A possible niche for LL-only GP_LLT is for new-prime verification only, not discovery, where computation rate disadvantage of two or slightly more could be tolerated.

Another small niche is for users who are irrational, preferring the LL theoretically definitive test that is only of order 98% reliable, over the PRP test that is essentially 100% reliable, and despite PRP offering several orders of magnitude faster verification. (Yes, literally, hundreds or thousands of times faster; optimal proof power 9 or 10 or 11, equate to ~512 or 1024 or 2048 times verification speed advantage, even assuming LL would only ever require a single retest.)
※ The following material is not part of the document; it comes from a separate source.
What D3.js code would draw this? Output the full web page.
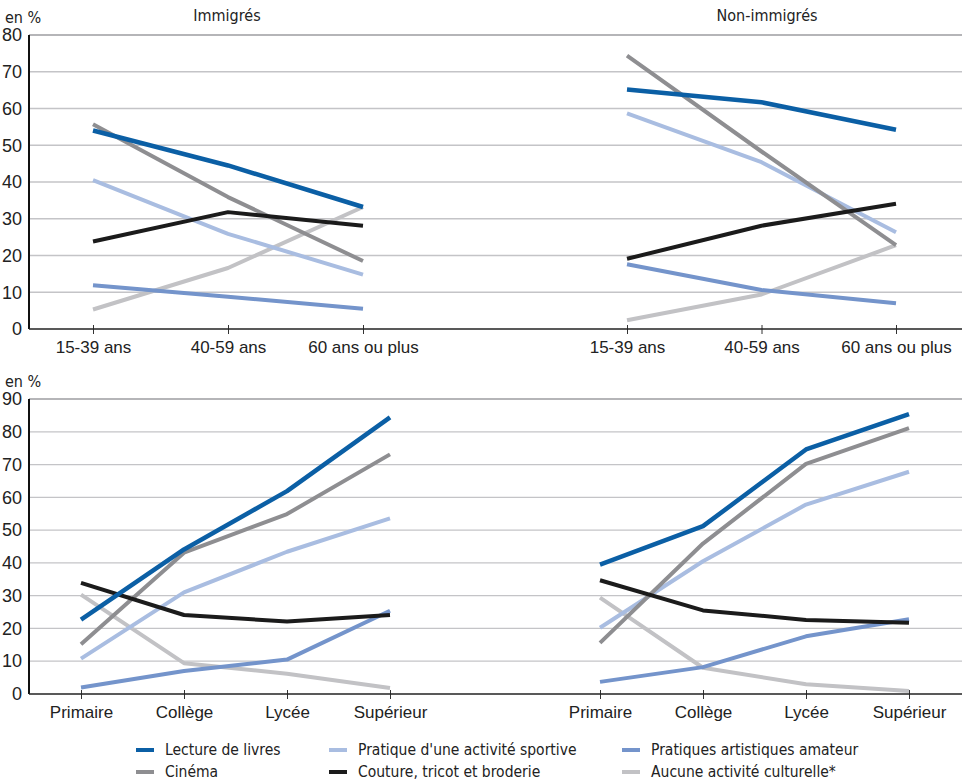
<!DOCTYPE html>
<html>
<head>
<meta charset="utf-8">
<script src="https://cdn.jsdelivr.net/npm/d3@7"></script>
<style>
  body { margin: 0; background: #fff; }
  svg { display: block; font-family: "Liberation Sans Narrow", "DejaVu Sans Condensed", "Liberation Sans", sans-serif; }
</style>
</head>
<body>
<div id="chart"></div>
<script>
const ages = ["15-39 ans", "40-59 ans", "60 ans ou plus"];
const diplomas = ["Primaire", "Collège", "Lycée", "Supérieur"];

const series = [
  "Lecture de livres",
  "Cinéma",
  "Pratique d'une activité sportive",
  "Couture, tricot et broderie",
  "Pratiques artistiques amateur",
  "Aucune activité culturelle*"
];
const colors = ["#0b5fa5", "#8e8e91", "#a9bde1", "#1b1b1b", "#7494cb", "#c2c2c5"];

// values in series order (one row per series)
const ageImmigres = [
  [54.0, 44.5, 33.2],
  [55.7, 35.9, 18.5],
  [40.5, 25.9, 14.8],
  [23.8, 31.8, 28.1],
  [11.9, 8.8, 5.5],
  [5.3, 16.6, 33.2]
];
const ageNonImmigres = [
  [65.2, 61.7, 54.2],
  [74.4, 48.3, 22.8],
  [58.7, 45.4, 26.3],
  [19.1, 28.1, 34.1],
  [17.6, 10.6, 7.0],
  [2.4, 9.4, 22.8]
];
const diplomeImmigres = [
  [22.7, 44.1, 61.9, 84.4],
  [15.2, 43.1, 54.9, 73.1],
  [10.8, 31.0, 43.4, 53.6],
  [33.9, 24.1, 22.1, 24.1],
  [2.0, 7.0, 10.5, 25.4],
  [30.3, 9.4, 6.2, 1.8]
];
const diplomeNonImmigres = [
  [39.5, 51.2, 74.6, 85.4],
  [15.6, 45.9, 70.2, 81.1],
  [20.2, 40.5, 57.8, 67.8],
  [34.7, 25.5, 22.6, 21.7],
  [3.7, 8.2, 17.6, 22.8],
  [29.4, 8.0, 3.0, 0.9]
];

const width = 962;
const height = 783;
const axisX = 29;
const drawOrder = [5, 4, 2, 1, 3, 0];

const svg = d3.select("#chart")
  .append("svg")
  .attr("width", width)
  .attr("height", height);

function drawRow(cfg) {
  const y = d3.scaleLinear().domain([0, cfg.max]).range(cfg.yRange);
  const g = svg.append("g");

  // gridlines
  const gridVals = d3.range(10, cfg.max + 1, 10);
  g.selectAll("line.grid")
    .data(gridVals)
    .enter()
    .append("line")
    .attr("x1", axisX)
    .attr("x2", width)
    .attr("y1", d => y(d))
    .attr("y2", d => y(d))
    .attr("stroke", d => d === cfg.max ? "#9d9da0" : "#c4c4c7")
    .attr("stroke-width", d => d === cfg.max ? 1.6 : 1.3);

  // y axis
  const yAxis = g.append("g")
    .attr("transform", `translate(${axisX},0)`)
    .call(d3.axisLeft(y).tickValues(d3.range(0, cfg.max + 1, 10)).tickSize(0).tickPadding(7));
  yAxis.select(".domain").remove();
  yAxis.selectAll("text")
    .attr("font-size", 18)
    .attr("fill", "#222")
    .attr("font-family", null);

  g.append("line")
    .attr("x1", axisX).attr("x2", axisX)
    .attr("y1", y(cfg.max)).attr("y2", y(0))
    .attr("stroke", "#111").attr("stroke-width", 2);

  g.append("text")
    .attr("x", 5)
    .attr("y", cfg.unitY)
    .attr("font-size", 16)
    .attr("fill", "#222")
    .text("en %");

  cfg.panels.forEach(p => {
    const x = d3.scalePoint().domain(cfg.cats).range(p.xRange);

    const xAxis = g.append("g")
      .attr("transform", `translate(0,${y(0)})`)
      .call(d3.axisBottom(x).tickSizeInner(5).tickSizeOuter(0).tickPadding(7));
    xAxis.select(".domain").remove();
    xAxis.selectAll(".tick line").attr("stroke", "#333").attr("y1", -4);
    xAxis.selectAll("text")
      .attr("font-size", 17)
      .attr("fill", "#222")
      .attr("font-family", null);

    if (p.title) {
      g.append("text")
        .attr("x", p.titleX)
        .attr("y", 21)
        .attr("text-anchor", "middle")
        .attr("font-size", 16)
        .attr("fill", "#222")
        .text(p.title);
    }

    const line = d3.line()
      .x((d, i) => x(cfg.cats[i]))
      .y(d => y(d));

    drawOrder.forEach(si => {
      g.append("path")
        .datum(p.values[si])
        .attr("d", line)
        .attr("fill", "none")
        .attr("stroke", colors[si])
        .attr("stroke-width", si === 0 ? 4.5 : 4)
        .attr("stroke-linejoin", "round");
    });
  });

  // x axis baseline
  g.append("line")
    .attr("x1", axisX).attr("x2", width)
    .attr("y1", y(0)).attr("y2", y(0))
    .attr("stroke", "#222").attr("stroke-width", 1.6);
}

drawRow({
  max: 80,
  yRange: [329, 35],
  unitY: 23,
  cats: ages,
  panels: [
    { values: ageImmigres, xRange: [93, 363], title: "Immigrés", titleX: 227 },
    { values: ageNonImmigres, xRange: [627, 896], title: "Non-immigrés", titleX: 767 }
  ]
});

drawRow({
  max: 90,
  yRange: [694, 399],
  unitY: 387,
  cats: diplomas,
  panels: [
    { values: diplomeImmigres, xRange: [81, 390] },
    { values: diplomeNonImmigres, xRange: [600, 909] }
  ]
});

// legend
const legendCols = [136, 329, 622];
const legendRows = [750, 772];
const legend = svg.append("g");
series.forEach((name, i) => {
  const cx = legendCols[Math.floor(i / 2)];
  const cy = legendRows[i % 2];
  legend.append("line")
    .attr("x1", cx).attr("x2", cx + 18)
    .attr("y1", cy).attr("y2", cy)
    .attr("stroke", colors[i])
    .attr("stroke-width", 4);
  legend.append("text")
    .attr("x", cx + 29)
    .attr("y", cy)
    .attr("dy", "0.35em")
    .attr("font-size", 15.5)
    .attr("fill", "#222")
    .text(name);
});
</script>
</body>
</html>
If GP_LLT were made equally as fast per test as prime95 PRP or LL, I would stay with prime95 PRP on CPU, including on the ECC-equipped systems, because of the >2:1 advantage per exponent completed for the project, due to PRP proof generation and verification at low cost relative to full retest and superior error detection rate. (Automatic work flow via PrimeNet API is a convenience, not a decisive requirement, although it might be required for such as curtisc.) Also I run PRP first tests on GPU with gpuowl, because of overall speed and far superior reliability. Haven't run CUDALucas in production for years. To displace prime95 or gpuowl, an LL-only program would need to be more than twice as fast per completed primality test as the PRP&proof capable program it competes with.